What could be more damaging to universities in the long term is the subtext of the simmering row between business reformers and purist academics.
"What worries me is that we can have an unhealthy alliance between a very aggressive business view of higher education - which is that the people it's producing aren't quite as good as they used to be - and a kind of academic populism inside universities," Watson says. "There is a small but vocal group of teachers who are disappointed by everything, including their students. There is a danger of typecasting this generation of undergraduates as being concerned solely with getting a job. That is unfair. Of course, in a situation where something approaching one third of new workforce entrants are graduates, students are concerned about what their degrees will help them to do."

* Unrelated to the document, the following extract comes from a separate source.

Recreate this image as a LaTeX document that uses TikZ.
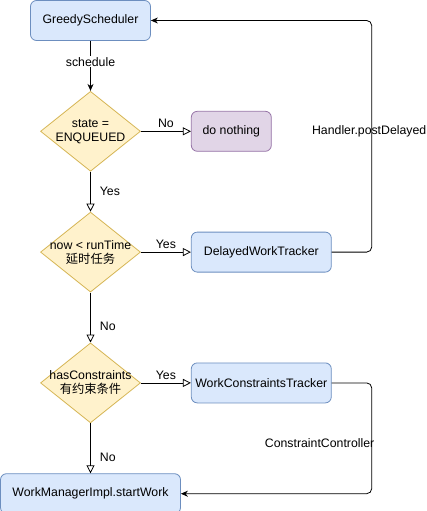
\documentclass[tikz,border=0pt]{standalone}
\usepackage{fontspec}
\setmainfont{Liberation Sans}
\newfontfamily\cjk{Noto Sans CJK SC}
\usetikzlibrary{arrows.meta,positioning,shapes.geometric}

\definecolor{boxblue}{HTML}{DAE8FC}
\definecolor{lineblue}{HTML}{6C8EBF}
\definecolor{boxyellow}{HTML}{FFF2CC}
\definecolor{lineyellow}{HTML}{D6B656}
\definecolor{boxpurple}{HTML}{E1D5E7}
\definecolor{linepurple}{HTML}{9673A6}

\begin{document}
\begin{tikzpicture}[x=1pt,y=1pt,>={Stealth[length=7pt,width=6pt]},line width=0.8pt,
                    font=\fontsize{12.3}{14}\selectfont,
                    blue node/.style={rectangle,rounded corners=6pt,draw=lineblue,fill=boxblue,
                                      minimum width=140pt,minimum height=40pt,inner sep=0pt},
                    purple node/.style={rectangle,rounded corners=6pt,draw=linepurple,fill=boxpurple,
                                        minimum width=80pt,minimum height=40pt,inner sep=0pt},
                    cond node/.style={diamond,draw=lineyellow,fill=boxyellow,align=center,
                                      aspect=1.25,inner xsep=-20pt,inner ysep=0pt,
                                      minimum width=100pt,minimum height=80pt},
                    open arrow/.style={-{Triangle[open,length=8pt,width=8pt]}}]
    \useasboundingbox (0,0) rectangle (427,-511);
    \node[blue node,minimum width=120pt] (gs) at (90.5,-20.5) {GreedyScheduler};
    \node[cond node] (enq) [below=50pt of gs] {state =\\ENQUEUED};
    \node[purple node] (nothing) [right=50pt of enq] {do nothing};
    \node[cond node] (delay) [below=40pt of enq] {now < runTime\\{\cjk 延时任务}};
    \node[blue node] (dwt) [right=50pt of delay] {DelayedWorkTracker};
    \node[cond node] (cons) [below=50pt of delay] {hasConstraints\\{\cjk 有约束条件}};
    \node[blue node] (wct) [right=50pt of cons] {WorkConstraintsTracker};
    \node[blue node,minimum width=180pt] (start) [below=50pt of cons] {WorkManagerImpl.startWork};
    \path[every node/.style={fill=white,inner sep=1pt}]
        (gs)
        edge[->] node[pos=0.42] {schedule} (enq)

        (enq)
        edge[open arrow] node[above=2pt] {No} (nothing)
        edge[open arrow] node[right=8pt] {Yes} (delay)

        (delay)
        edge[open arrow] node[above=2pt] {Yes} (dwt)
        edge[open arrow] node[right=8pt,pos=0.68] {No} (cons)

        (cons)
        edge[open arrow] node[above=2pt] {Yes} (wct)
        edge[open arrow] node[right=8pt,pos=0.68] {No} (start)
        ;
    \draw[->,rounded corners=5pt] (dwt.east) -- ++(40pt,0)
        |- node[pos=0.26,anchor=east,inner sep=0pt,xshift=55pt] {Handler.postDelayed} (gs.east);
    \draw[->,rounded corners=5pt] (wct.east) -- ++(40pt,0)
        |- node[pos=0.27,anchor=east,inner sep=0pt,xshift=3pt] {ConstraintController} (start.east);
\end{tikzpicture}
\end{document}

Although the job of the university is the job of providing a liberal higher education, it must continue to be relevant and attractive to students. When the Government calls for a highly skilled population and when students are expected to accumulate years of debt, the sector has to be responsive to student demands to stay alive. It should not be surprising that student demands depend on the requirements of their future employers.
The last word goes to Watson. "A little bit of calm reflection on what is actually going on now in historical perspective is quite important," he says. "The sector constantly reinvents itself."
DEFINING OUR TERMS: WHAT IS A BUSINESS-FACING UNIVERSITY?
Since the Leitch report was released in 2006 and businesses have publicly debated their fears about skills shortages in the graduate workforce, many universities have begun to describe themselves as "business-facing".
Correctly used, the term "business-facing" indicates an institution that is focused on educating young people to become employable graduates, offering both vocational degrees and opportunities to get into industry for those studying for academic qualifications. These opportunities can include work placements, partnerships with major local employers and mentoring programmes.
Business-facing universities are usually also keen to widen participation, bringing in students and those already in work and educating them so their higher-level skills will boost the local economy. These universities ask local employers what they want from graduates.
However, the Government's focus on skills and employability among graduates has led to almost all universities labelling themselves "business-facing" in an attempt to show they are hitting Whitehall targets.
In fact, when research-intensive universities use this term, they are referring to their efforts to work with big business to fund and drive research and development.
INSIDE VIEW: ADAPTING TO THE LEITCH AGENDA
Even business schools are changing their ways to adapt to the Leitch agenda, according to Steven Haberman, deputy dean of Cass Business School at City University London.
"Given our proximity to the Square Mile, we have access to senior City practitioners who contribute to programmes at Cass as visiting lecturers. Our overriding objective is that our degrees should be relevant and rigorous.
"We are keen for our students to be influenced by what is currently happening in the financial services industry and to understand likely future trends. So our students are informed, first hand, by the operations in trading rooms, for example. This approach also enables us to remain a competitive provider of education for our graduates, most of whom progress to jobs in the City.
"The practical expertise of our visiting practitioners enhances the academic foundations of all our programmes and enables us to achieve these objectives of relevance and rigour, and it is clear that our students want this element included in their studies.
"From the outset, therefore, we are transparent about the contributions of our visiting faculty and value these contributions. However, the underpinnings of all of our programmes balance both academic and practitioner input."